Modifying CUDA particles (sample code) Some questions on how to modify the code efficiently

Hi,

I am a beginner to CUDA/parallel programming. I have no formal training in either of them. I am using GTX 280 to run the CUDA particle code. It compiles runs wonderfully. I also made some modifications in the interactions (particle_kernel.cu) and it works as expected. I need to make more changes and any help on the following will be greatly appreciated.

As a simple case, if I had to make only one ball to have a different radius and attraction property than the others, what would be the simplest way to do that?

As a general case, I would like to make the radius and attraction particles of different particles as different. What would be the simplest way to do that. If I were to write in C++, I would have defined a particle class with variable attributes and pass an array of that class while performing calculations in particle_kernel.cu. Would something like that work here too? The current particle code passes pointers to position and velocity vectors separately.

I basically want to make sure when I make these changes, I don’t screw up the performance that the current code provides!

cheers,
Vishu

It probably wouldn’t work or would work very slowly. Class objects tend to be big (comprising many attributes) and GPU’s memory fetching is optimized for primitive elements (32 bit words, 64 bit double words or 128 bit quad words).

You would probably be much better off with an additional array of radii that you would read in the kernel.

Mark Harris in his slides on optimisation writes:
“Reading structures of size other than 4, 8, or 16 bytes will break coalescing:
Prefer Structures of Arrays over AoS”

You can certainly use structs (and non-polymorphic classes). In fact, as mark harris said, reading structures of 4, 8, or 16 bytes will coalesce perfectly ;)
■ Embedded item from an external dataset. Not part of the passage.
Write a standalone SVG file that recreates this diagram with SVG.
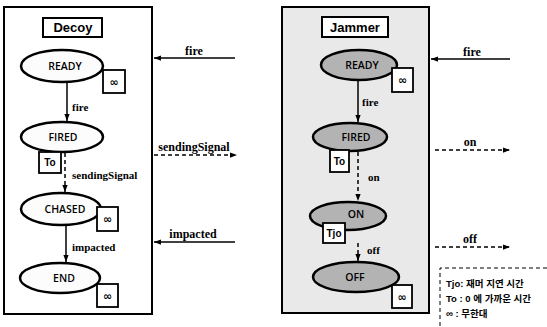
<svg xmlns="http://www.w3.org/2000/svg" width="547" height="327" viewBox="0 0 547 327">
<defs>
<marker id="ah" viewBox="0 0 8 6" refX="8" refY="3" markerWidth="7" markerHeight="6" markerUnits="userSpaceOnUse" orient="auto"><path d="M0,0 L8,3 L0,6 z" fill="#000"/></marker>
</defs>
<style>
.frame{fill:#fff;stroke:#000;stroke-width:2}
.jframe{fill:#e9e9e9;stroke:#000;stroke-width:2}
.title{fill:#fff;stroke:#000;stroke-width:2}
.st{fill:#fcfcfc;stroke:#000;stroke-width:2.5}
.jst{fill:#b3b3b3;stroke:#000;stroke-width:2.5}
.tb{fill:#fff;stroke:#000;stroke-width:1.8}
.tt{font-family:"Liberation Sans",Arial,sans-serif;font-weight:bold;font-size:13px;text-anchor:middle}
.sn{font-family:"Open Sans","Liberation Sans",Arial,sans-serif;font-weight:600;font-size:10.5px;text-anchor:middle;fill:#000}
.bx{font-family:"Liberation Sans",Arial,sans-serif;font-weight:bold;font-size:10px;text-anchor:middle}
.inf{font-family:"DejaVu Sans",sans-serif;font-weight:bold;font-size:11px;text-anchor:middle}
.lbl{font-family:"Liberation Serif","Times New Roman",serif;font-weight:bold;font-size:11px}
.elbl{font-family:"Liberation Serif","Times New Roman",serif;font-weight:bold;font-size:12px;text-anchor:middle}
.ln{stroke:#000;stroke-width:1.5;fill:none}
.dash{stroke-dasharray:4 3}
.leg{font-family:"Liberation Sans","Noto Sans CJK KR",sans-serif;font-weight:bold;font-size:9.5px}
</style>

<g id="decoy-frame">
<rect class="frame" x="4" y="7" width="148" height="307"/>
<rect class="title" x="43" y="18" width="59" height="19"/>
<text class="tt" x="73" y="32">Decoy</text>
</g>

<g id="jammer-frame">
<rect class="jframe" x="282" y="7" width="147" height="306"/>
<rect class="title" x="322" y="17" width="66" height="20"/>
<text class="tt" x="355" y="32">Jammer</text>
</g>

<g id="connectors">
<line class="ln" x1="67" y1="82" x2="67" y2="121" marker-end="url(#ah)"/>
<line class="ln dash" x1="65" y1="153" x2="65" y2="192" marker-end="url(#ah)"/>
<line class="ln" x1="66" y1="225" x2="66" y2="262" marker-end="url(#ah)"/>
<line class="ln" x1="358" y1="80" x2="358" y2="122" marker-end="url(#ah)"/>
<line class="ln dash" x1="358" y1="152" x2="358" y2="201" marker-end="url(#ah)"/>
<line class="ln dash" x1="358" y1="243" x2="358" y2="261" marker-end="url(#ah)"/>
<line class="ln" x1="235" y1="58" x2="154" y2="58" marker-end="url(#ah)"/>
<line class="ln dash" x1="154" y1="155" x2="237" y2="155" marker-end="url(#ah)"/>
<line class="ln" x1="235" y1="242" x2="154" y2="242" marker-end="url(#ah)"/>
<line class="ln" x1="510" y1="59" x2="431" y2="59" marker-end="url(#ah)"/>
<line class="ln dash" x1="435" y1="150" x2="510" y2="150" marker-end="url(#ah)"/>
<line class="ln dash" x1="435" y1="247" x2="510" y2="247" marker-end="url(#ah)"/>
<text class="lbl" x="72" y="111">fire</text>
<text class="lbl" x="72" y="179">sendingSignal</text>
<text class="lbl" x="72" y="251">impacted</text>
<text class="lbl" x="362" y="106">fire</text>
<text class="lbl" x="368" y="181">on</text>
<text class="lbl" x="367" y="254">off</text>
<text class="elbl" x="194" y="55">fire</text>
<text class="elbl" x="194" y="151">sendingSignal</text>
<text class="elbl" x="193" y="238">impacted</text>
<text class="elbl" x="472" y="56">fire</text>
<text class="elbl" x="470" y="146">on</text>
<text class="elbl" x="470" y="243">off</text>
</g>

<g id="decoy-ready">
<ellipse class="st" cx="62" cy="66" rx="41" ry="16"/>
<text class="sn" x="65" y="70">READY</text>
<rect class="tb" x="103" y="70" width="22" height="23"/>
<text class="inf" x="114" y="86">∞</text>
</g>
<g id="decoy-fired">
<ellipse class="st" cx="62" cy="137" rx="41" ry="15"/>
<text class="sn" x="63" y="141">FIRED</text>
<rect class="tb" x="39" y="152" width="22" height="21"/>
<text class="bx" x="50" y="166">To</text>
</g>
<g id="decoy-chased">
<ellipse class="st" cx="61" cy="209" rx="40" ry="16"/>
<text class="sn" x="65" y="213">CHASED</text>
<rect class="tb" x="97" y="207" width="21" height="24"/>
<text class="inf" x="107.5" y="223">∞</text>
</g>
<g id="decoy-end">
<ellipse class="st" cx="60" cy="278" rx="40" ry="15"/>
<text class="sn" x="64" y="282">END</text>
<rect class="tb" x="97" y="284" width="21" height="23"/>
<text class="inf" x="107.5" y="300">∞</text>
</g>

<g id="jammer-ready">
<ellipse class="jst" cx="359" cy="65" rx="38" ry="15"/>
<text class="sn" x="362" y="69">READY</text>
<rect class="tb" x="392" y="68" width="21" height="24"/>
<text class="inf" x="402.5" y="84">∞</text>
</g>
<g id="jammer-fired">
<ellipse class="jst" cx="350" cy="137" rx="37" ry="14"/>
<text class="sn" x="356" y="141">FIRED</text>
<rect class="tb" x="330" y="150" width="19" height="22"/>
<text class="bx" x="339.5" y="165">To</text>
</g>
<g id="jammer-on">
<ellipse class="jst" cx="348" cy="216" rx="38" ry="14"/>
<text class="sn" x="356" y="218">ON</text>
<rect class="tb" x="323" y="223" width="22" height="20"/>
<text class="bx" x="334" y="237">Tjo</text>
</g>
<g id="jammer-off">
<ellipse class="jst" cx="356" cy="277" rx="43" ry="15"/>
<text class="sn" x="355" y="281">OFF</text>
<rect class="tb" x="392" y="285" width="20" height="23"/>
<text class="inf" x="402" y="301">∞</text>
</g>

<g id="legend">
<path class="ln dash" d="M440,326 V268 H547" style="stroke-width:1"/>
<text class="leg" x="446" y="287">Tjo: 재머 지연 시간</text>
<text class="leg" x="446" y="302">To : 0 에 가까운 시간</text>
<text class="leg" x="446" y="317">∞ : 무한대</text>
</g>
</svg>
But, it’s true, you may need to take extra precautions with structs. Think about the rules of coalescing, etc, and you should be able to figure these out intuitively. (Sometimes you may need to reinterpet the array of structs as an ordinary array, so that threads can cooperatively load it into smem or whatnot). But in sum, I’d rather choose the potential headache of dealing with coalescing than to throw out structs, classes, member functions, operator overloading, etc.